President Biden’s pick to lead the Consumer Financial Protection Bureau (CFPB) is expected to embolden the powerful agency with a more aggressive approach to how banks, lenders and debt collectors treat their customers.
The shift comes after progressives and Wall Street critics raged for years as Trump-appointed CFPB leaders weakened regulations, upended the agency’s structure and took a less combative approach to oversight and enforcement.
The ideological pendulum is now set to swing sharply to the left if Biden’s top choice, Rohit Chopra, takes over the agency.
Chopra, a member of the Federal Trade Commission (FTC) since 2018, was among the CFPB’s first senior officials and has pushed the envelope on how far the government should go to punish consumer abuse.

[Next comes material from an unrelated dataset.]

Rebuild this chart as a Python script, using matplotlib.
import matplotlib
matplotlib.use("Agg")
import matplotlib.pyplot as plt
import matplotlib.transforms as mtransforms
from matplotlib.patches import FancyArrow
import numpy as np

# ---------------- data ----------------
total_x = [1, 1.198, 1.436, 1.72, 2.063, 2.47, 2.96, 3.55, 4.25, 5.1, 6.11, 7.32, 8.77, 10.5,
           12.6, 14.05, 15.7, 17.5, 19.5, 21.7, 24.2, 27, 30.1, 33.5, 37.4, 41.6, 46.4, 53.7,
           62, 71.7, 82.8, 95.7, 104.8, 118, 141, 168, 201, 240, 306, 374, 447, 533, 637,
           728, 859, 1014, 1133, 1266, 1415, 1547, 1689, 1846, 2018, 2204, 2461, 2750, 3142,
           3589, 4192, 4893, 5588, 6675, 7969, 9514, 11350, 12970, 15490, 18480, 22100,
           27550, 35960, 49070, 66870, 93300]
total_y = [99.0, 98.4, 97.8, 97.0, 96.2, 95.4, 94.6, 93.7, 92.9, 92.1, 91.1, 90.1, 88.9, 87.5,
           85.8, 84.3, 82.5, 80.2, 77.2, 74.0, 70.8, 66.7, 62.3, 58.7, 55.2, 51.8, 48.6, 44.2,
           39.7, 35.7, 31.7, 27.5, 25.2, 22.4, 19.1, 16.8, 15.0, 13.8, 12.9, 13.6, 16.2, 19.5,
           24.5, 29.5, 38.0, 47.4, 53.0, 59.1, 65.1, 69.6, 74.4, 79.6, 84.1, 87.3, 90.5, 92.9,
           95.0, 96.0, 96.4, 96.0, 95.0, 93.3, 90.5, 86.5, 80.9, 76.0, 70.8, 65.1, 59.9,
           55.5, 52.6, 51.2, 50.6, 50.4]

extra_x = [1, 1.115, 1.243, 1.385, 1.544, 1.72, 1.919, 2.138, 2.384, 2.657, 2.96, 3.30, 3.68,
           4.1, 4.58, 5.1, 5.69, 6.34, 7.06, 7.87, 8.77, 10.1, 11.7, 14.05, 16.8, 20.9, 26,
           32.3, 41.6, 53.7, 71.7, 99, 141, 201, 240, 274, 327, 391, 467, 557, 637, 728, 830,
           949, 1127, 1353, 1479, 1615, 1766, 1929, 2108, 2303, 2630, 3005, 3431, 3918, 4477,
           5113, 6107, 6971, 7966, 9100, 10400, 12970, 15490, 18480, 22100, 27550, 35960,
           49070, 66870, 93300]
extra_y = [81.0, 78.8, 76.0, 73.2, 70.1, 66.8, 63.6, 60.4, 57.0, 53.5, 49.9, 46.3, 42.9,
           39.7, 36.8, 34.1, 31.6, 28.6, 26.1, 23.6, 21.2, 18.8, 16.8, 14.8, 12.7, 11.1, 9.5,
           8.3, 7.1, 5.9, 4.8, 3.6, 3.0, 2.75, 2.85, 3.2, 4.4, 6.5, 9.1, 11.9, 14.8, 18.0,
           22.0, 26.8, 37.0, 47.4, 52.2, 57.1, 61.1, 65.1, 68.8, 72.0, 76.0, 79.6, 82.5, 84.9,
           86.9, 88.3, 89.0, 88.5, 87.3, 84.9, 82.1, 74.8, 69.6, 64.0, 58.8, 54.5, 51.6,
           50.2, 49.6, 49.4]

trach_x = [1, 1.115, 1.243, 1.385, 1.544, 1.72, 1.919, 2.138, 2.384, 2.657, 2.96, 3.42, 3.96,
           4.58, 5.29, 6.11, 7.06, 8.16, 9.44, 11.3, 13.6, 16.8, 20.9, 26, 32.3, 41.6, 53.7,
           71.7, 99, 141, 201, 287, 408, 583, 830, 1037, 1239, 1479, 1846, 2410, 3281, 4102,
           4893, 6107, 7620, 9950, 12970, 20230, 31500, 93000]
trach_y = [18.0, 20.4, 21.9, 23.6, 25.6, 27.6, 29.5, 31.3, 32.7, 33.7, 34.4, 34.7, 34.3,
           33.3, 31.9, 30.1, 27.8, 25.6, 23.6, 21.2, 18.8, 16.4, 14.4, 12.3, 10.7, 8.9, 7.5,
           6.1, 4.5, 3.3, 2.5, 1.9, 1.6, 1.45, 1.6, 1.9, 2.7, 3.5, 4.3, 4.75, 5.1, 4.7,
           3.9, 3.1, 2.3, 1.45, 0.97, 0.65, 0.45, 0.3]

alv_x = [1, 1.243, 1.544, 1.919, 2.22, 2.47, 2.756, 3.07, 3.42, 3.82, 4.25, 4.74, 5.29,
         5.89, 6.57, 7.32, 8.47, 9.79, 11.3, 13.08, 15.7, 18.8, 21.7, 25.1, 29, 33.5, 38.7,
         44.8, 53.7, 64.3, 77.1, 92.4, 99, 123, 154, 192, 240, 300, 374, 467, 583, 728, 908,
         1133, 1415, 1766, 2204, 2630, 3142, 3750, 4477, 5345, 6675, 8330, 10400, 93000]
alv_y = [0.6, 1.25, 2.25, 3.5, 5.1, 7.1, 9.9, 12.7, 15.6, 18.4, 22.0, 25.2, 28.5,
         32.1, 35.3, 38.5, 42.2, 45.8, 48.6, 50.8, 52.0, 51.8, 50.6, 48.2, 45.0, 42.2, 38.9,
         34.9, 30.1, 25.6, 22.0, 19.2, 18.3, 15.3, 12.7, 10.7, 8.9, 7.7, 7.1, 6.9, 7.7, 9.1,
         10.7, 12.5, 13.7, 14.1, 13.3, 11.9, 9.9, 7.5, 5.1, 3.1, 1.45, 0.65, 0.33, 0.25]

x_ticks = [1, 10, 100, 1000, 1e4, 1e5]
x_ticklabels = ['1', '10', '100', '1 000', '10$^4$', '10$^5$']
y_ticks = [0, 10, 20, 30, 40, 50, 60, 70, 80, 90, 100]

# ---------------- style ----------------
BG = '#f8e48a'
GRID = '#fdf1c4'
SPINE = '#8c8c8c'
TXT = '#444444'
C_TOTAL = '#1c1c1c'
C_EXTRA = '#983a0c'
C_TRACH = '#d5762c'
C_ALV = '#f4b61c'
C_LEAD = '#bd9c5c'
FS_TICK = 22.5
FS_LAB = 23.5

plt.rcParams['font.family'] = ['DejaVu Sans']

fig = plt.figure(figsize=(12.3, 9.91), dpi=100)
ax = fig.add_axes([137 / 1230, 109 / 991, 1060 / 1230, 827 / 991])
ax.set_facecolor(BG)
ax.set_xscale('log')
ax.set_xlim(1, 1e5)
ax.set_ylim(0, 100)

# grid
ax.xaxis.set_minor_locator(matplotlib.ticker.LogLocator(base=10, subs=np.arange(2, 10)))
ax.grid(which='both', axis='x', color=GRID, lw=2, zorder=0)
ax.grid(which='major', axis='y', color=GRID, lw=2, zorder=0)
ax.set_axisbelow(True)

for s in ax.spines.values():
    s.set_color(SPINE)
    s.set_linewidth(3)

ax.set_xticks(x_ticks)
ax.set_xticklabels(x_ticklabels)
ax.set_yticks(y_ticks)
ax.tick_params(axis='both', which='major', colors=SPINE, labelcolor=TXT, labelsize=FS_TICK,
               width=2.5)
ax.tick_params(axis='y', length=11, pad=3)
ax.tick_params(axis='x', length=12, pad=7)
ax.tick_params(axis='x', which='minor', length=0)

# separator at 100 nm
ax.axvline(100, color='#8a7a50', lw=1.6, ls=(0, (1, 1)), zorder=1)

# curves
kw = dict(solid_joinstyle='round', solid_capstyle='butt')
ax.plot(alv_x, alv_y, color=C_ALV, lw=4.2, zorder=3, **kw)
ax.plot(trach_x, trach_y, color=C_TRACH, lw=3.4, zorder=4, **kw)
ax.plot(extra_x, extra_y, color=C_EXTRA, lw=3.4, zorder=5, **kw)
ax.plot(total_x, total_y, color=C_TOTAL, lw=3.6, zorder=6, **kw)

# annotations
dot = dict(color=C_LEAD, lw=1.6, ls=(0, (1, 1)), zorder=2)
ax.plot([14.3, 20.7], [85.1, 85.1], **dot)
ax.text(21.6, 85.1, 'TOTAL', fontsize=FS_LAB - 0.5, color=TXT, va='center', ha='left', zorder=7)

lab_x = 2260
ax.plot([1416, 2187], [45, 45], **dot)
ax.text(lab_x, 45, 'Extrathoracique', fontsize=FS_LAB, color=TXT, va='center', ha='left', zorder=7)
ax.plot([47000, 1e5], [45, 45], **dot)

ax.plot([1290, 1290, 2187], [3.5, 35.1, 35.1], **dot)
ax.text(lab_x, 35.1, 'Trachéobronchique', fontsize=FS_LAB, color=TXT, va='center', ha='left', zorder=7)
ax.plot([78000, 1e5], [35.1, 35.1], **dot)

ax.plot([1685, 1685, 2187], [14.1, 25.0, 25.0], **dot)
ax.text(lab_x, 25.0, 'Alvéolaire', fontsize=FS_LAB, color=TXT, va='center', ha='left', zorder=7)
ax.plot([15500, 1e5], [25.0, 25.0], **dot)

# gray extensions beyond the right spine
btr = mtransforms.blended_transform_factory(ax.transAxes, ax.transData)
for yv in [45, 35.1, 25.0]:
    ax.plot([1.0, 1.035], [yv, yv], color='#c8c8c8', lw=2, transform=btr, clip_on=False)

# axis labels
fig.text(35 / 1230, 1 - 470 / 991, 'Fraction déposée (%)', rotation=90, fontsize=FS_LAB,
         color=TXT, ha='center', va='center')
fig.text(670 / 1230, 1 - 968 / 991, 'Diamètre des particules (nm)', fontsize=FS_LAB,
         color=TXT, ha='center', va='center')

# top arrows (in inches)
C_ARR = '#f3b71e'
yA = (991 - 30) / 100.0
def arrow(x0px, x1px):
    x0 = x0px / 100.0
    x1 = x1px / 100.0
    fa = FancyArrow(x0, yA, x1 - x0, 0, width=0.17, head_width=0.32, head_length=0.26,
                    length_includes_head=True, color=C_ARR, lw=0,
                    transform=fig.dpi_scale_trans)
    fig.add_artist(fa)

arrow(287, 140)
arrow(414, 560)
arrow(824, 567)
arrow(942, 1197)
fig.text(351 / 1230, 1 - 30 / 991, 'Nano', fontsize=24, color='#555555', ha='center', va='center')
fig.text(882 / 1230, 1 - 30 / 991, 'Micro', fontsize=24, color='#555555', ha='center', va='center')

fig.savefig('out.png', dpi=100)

As the CFPB’s first student loan ombudsman, Chopra was a fierce critic of how servicers handled struggling borrowers. He later made headlines at the FTC for his condemnation of Facebook.
Progressives have hailed Chopra’s nomination and expect him to restore the bureau to the vision laid out by Sen. Elizabeth Warren (D-Mass.), who designed the agency as a special adviser to former President Obama.
“Throughout his career, Rohit has fought on behalf of American consumers, and I think he’s done so in a manner that is both forceful and deliberate,” said former CFPB student loan ombudsman Seth Frotman, who served with Chopra at the bureau.
“Rohit is the exact person for this moment in time to refocus the bureau on its core mission, which is to stand up for consumers,” he continued.
Republicans and industry advocates are bracing for Chopra’s more combative approach and the reversal of their work to rein in the agency during the Trump era, when it was most recently led by former Director Kathy Kraninger.
“One of Director Kraninger’s main priorities was trying to lower the political tension that the agency has always attracted,” said Brian Johnson, a partner at law firm Alston and Bird who served as her deputy CFPB director.
“I think the CFPB will remain a highly divisive and political agency. I hope that it doesn’t,” he added.
The CFPB has been a political flashpoint since its creation through the Dodd-Frank financial reform law signed by Obama in 2010. The agency was designed to regulate consumer financial products, oversee the companies that offer them and punish those that use unfair, abusive or deceptive practices.
Since the CFPB’s structure gives its director unilateral power over nearly everything it does, the agency is largely defined by the priorities of its leader.
Richard Cordray, the first CFPB director, used his perch to write strict rules, file well-publicized lawsuits against banks and lenders and issue frequent warning shots to the financial sector. His Trump-appointed successor, Mick Mulvaney, reversed some of that regulatory work, eased the CFPB’s supervision and installed political advisers to oversee operations that were previously led by career staffers.
And Kraninger, a Trump nominee, sought to split the difference with a low-key approach meant to reduce regulatory burdens without antagonizing her critics.
Both Chopra’s supporters and critics expect him to govern in the Cordray mold, unapologetically holding banks and lenders to strict standards while bringing back the CFPB’s crusading mentality.
“Biden’s decision to nominate Rohit Chopra will make Elizabeth Warren very happy,” said Rep. Patrick McHenry (N.C.), the top Republican on the House Financial Services Committee, in a statement last week.
“This is proof that the Biden team is pandering to members of the far-left who want to weaponize the CFPB to go after financial services companies they simply don’t like.”
Sen. Sherrod Brown (D-Ohio), the incoming chairman of the Senate Banking Committee who will preside over Chopra’s confirmation hearing, called him a “bold and experienced choice” that will “return the CFPB to its central mission.”
The committee has yet to schedule Chopra’s confirmation hearing.
Advocates for stronger financial rules have high hopes for Chopra.
Linda Jun, senior policy counsel at Americans For Financial Reform, said she hopes Chopra takes quick action to protect struggling Americans from any coronavirus-related financial woes, particularly those related to mortgage forbearance and credit reporting, but also unwind structural changes imposed by Republican leaders.
“His work at the FTC as well as the bureau has really shown that he is dedicated to the cause and has a lot of expertise to offer as far as protecting vulnerable consumers and making sure that his regulatory agency returns to its roots in a good way,” Jun said.
With their critics ascendant, the financial industry and their D.C. advocates are treading carefully and hope that the CFPB’s past is not prologue.
“The CFPB … should be an independent agency, free of presidential politics and an advocate for consumers, which requires a consistent, sustainable set of rules,” said Richard Hunt, president and CEO of the Consumer Bankers Association, in a statement.
“This whipsaw effect will stifle innovation and prevent consistent regulations.”